Some people may want to use a "mini computer" like the piOS guys with the mini NeXT CUBE, but others may want to deploy it headless.

Also, currently X11 works fine on the Pi and the raspbian is , thus my statement was intented for the short-term future.

I think we can support wayland along X!!? actually we absolutely should. If Wayland becomes interesting on the PI we can just the other backend.

What's the best way to be interesting on the PI and similar project? exploit their current stuff and make the best experience right now and gradually improve it? Or imagine a disrupitve change.. and be ready in a year with a new backend (which means we will fix and improve other things less)?

* native compositing
* it expects frameworks to draw their own Windows something we do extremely well.
* it supports true window transparency
* it allows animations and such to be done much more l easily if and when needed
* etc

I think we really need to question whether X truly serves our needs. No one is saying leave it behind. What we are saying is to take advantage of the things wayland does for us.
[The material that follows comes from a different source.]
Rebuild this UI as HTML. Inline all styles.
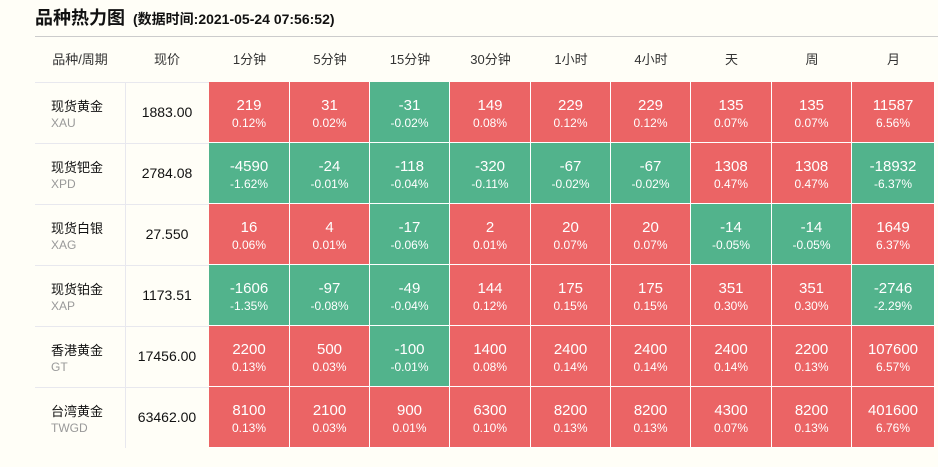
<!DOCTYPE html><html><head><meta charset="utf-8"><style>
body{margin:0;width:938px;height:467px;background:#fffef7;font-family:"Liberation Sans","Noto Sans CJK SC",sans-serif;position:relative;overflow:hidden}
.a{position:absolute}
.t{left:35px;top:4px;font-size:18px;font-weight:bold;color:#111}
.t span{font-size:14px;margin-left:8px}
.h{top:37px;height:45px;line-height:45px;font-size:13px;color:#333;text-align:center}
.c{box-sizing:border-box;border-right:1px solid #fff;border-bottom:1px solid #fff;color:#fff;text-align:center}
.r{background:#eb6465}.g{background:#52b38c}
.v{font-size:15px;margin-top:15px;line-height:18px}
.p{font-size:12px;line-height:16px}
.n{font-size:13px;color:#111;left:51px}
.k{font-size:12px;color:#999;left:51px}
.pr{font-size:14px;color:#111;text-align:center;left:125px;width:84px}
</style></head><body>
<div class="a t">品种热力图<span>(数据时间:2021-05-24 07:56:52)</span></div>
<div class="a" style="left:35px;top:36px;width:903px;height:1px;background:#ccc"></div>
<div id="g"></div>
<script>
const cols=[209,290,370,450,531,611,691,772,852,935];
const rows=[82,143,204,265,326,387,448];
const heads=["1分钟","5分钟","15分钟","30分钟","1小时","4小时","天","周","月"];
let h='';
h+=`<div class="a h" style="left:35px;width:90px">品种/周期</div><div class="a h" style="left:125px;width:84px">现价</div>`;
heads.forEach((t,i)=>h+=`<div class="a h" style="left:${cols[i]}px;width:${cols[i+1]-cols[i]}px">${t}</div>`);
const d=[
["现货黄金","XAU","1883.00",[["219","0.12%"],["31","0.02%"],["-31","-0.02%"],["149","0.08%"],["229","0.12%"],["229","0.12%"],["135","0.07%"],["135","0.07%"],["11587","6.56%"]]],
["现货钯金","XPD","2784.08",[["-4590","-1.62%"],["-24","-0.01%"],["-118","-0.04%"],["-320","-0.11%"],["-67","-0.02%"],["-67","-0.02%"],["1308","0.47%"],["1308","0.47%"],["-18932","-6.37%"]]],
["现货白银","XAG","27.550",[["16","0.06%"],["4","0.01%"],["-17","-0.06%"],["2","0.01%"],["20","0.07%"],["20","0.07%"],["-14","-0.05%"],["-14","-0.05%"],["1649","6.37%"]]],
["现货铂金","XAP","1173.51",[["-1606","-1.35%"],["-97","-0.08%"],["-49","-0.04%"],["144","0.12%"],["175","0.15%"],["175","0.15%"],["351","0.30%"],["351","0.30%"],["-2746","-2.29%"]]],
["香港黄金","GT","17456.00",[["2200","0.13%"],["500","0.03%"],["-100","-0.01%"],["1400","0.08%"],["2400","0.14%"],["2400","0.14%"],["2400","0.14%"],["2200","0.13%"],["107600","6.57%"]]],
["台湾黄金","TWGD","63462.00",[["8100","0.13%"],["2100","0.03%"],["900","0.01%"],["6300","0.10%"],["8200","0.13%"],["8200","0.13%"],["4300","0.07%"],["8200","0.13%"],["401600","6.76%"]]]];
d.forEach((r,j)=>{const y=rows[j],hh=rows[j+1]-y;
h+=`<div class="a" style="left:35px;top:${y}px;width:174px;height:1px;background:#e8e8ee"></div>`;
h+=`<div class="a" style="left:125px;top:${y}px;width:1px;height:${hh}px;background:#e8e8ee"></div>`;
h+=`<div class="a n" style="top:${y+14}px">${r[0]}</div><div class="a k" style="top:${y+34}px">${r[1]}</div><div class="a pr" style="top:${y+22}px">${r[2]}</div>`;
r[3].forEach((c,i)=>{h+=`<div class="a c ${c[0][0]=='-'?'g':'r'}" style="left:${cols[i]}px;top:${y}px;width:${cols[i+1]-cols[i]}px;height:${hh}px"><div class="v">${c[0]}</div><div class="p">${c[1]}</div></div>`});});
document.getElementById('g').innerHTML=h;
</script>
</body></html>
Sure.. but is Wayland to help us on these small devices, to be more appealing there? Taking in consideration that the GPU and FPU of these machines aren't that fast, so effects and other gizmo need to be used sparingly. My thought was not general, not on a super-workstation with 8 cores and twin GPUs and more videoram than the PI itself has.

These need to be looked at. Slowness has been a problem. I can remember using GNUstep on a 128mb Linux machine 10-12 years ago. I would like to get some benchmarks which are unbiased about our performance rather than hearsay and conjecture. I would also like us to focus on hardware on which GNUstep will be realistically deployed rather than taking the netbsd approach and worrying about making it work everywhere.

I think if would be interesting to have some sort of "gradual degradation" of features vs. speed. A bit like WIndows does with Aero depending on your hardware, but not applied only to graphics.
Of course, general optimiazions benefit everybody, no doubt.
I suppose though that people wanting to use GNUstep on their workstation or laptop to develop natively, would like all the features.

While the Raspberry has a decent CPU, its FPU and GPU are slow compared to it as sperhaps are other component. That is, if I take an older computer with x86 or ppc with comparable cpu, I see that it feels a lot snappier. Cairo, for example, is heavy on the FPU and generally, GNUstep is quite heavy on it. That's the reason why the letux400 with a 360Mhz effective clockspeed, but no FPU is very very slow with GNUstep, slower than a 100Mhz SPARC cpu! Other applications, which do not use cairo/art/gtk... can be reasonably fast.

In Dublin with Richard we found that memory usage is quite high, but found no obvious reason for it, not a particular dependency to disable.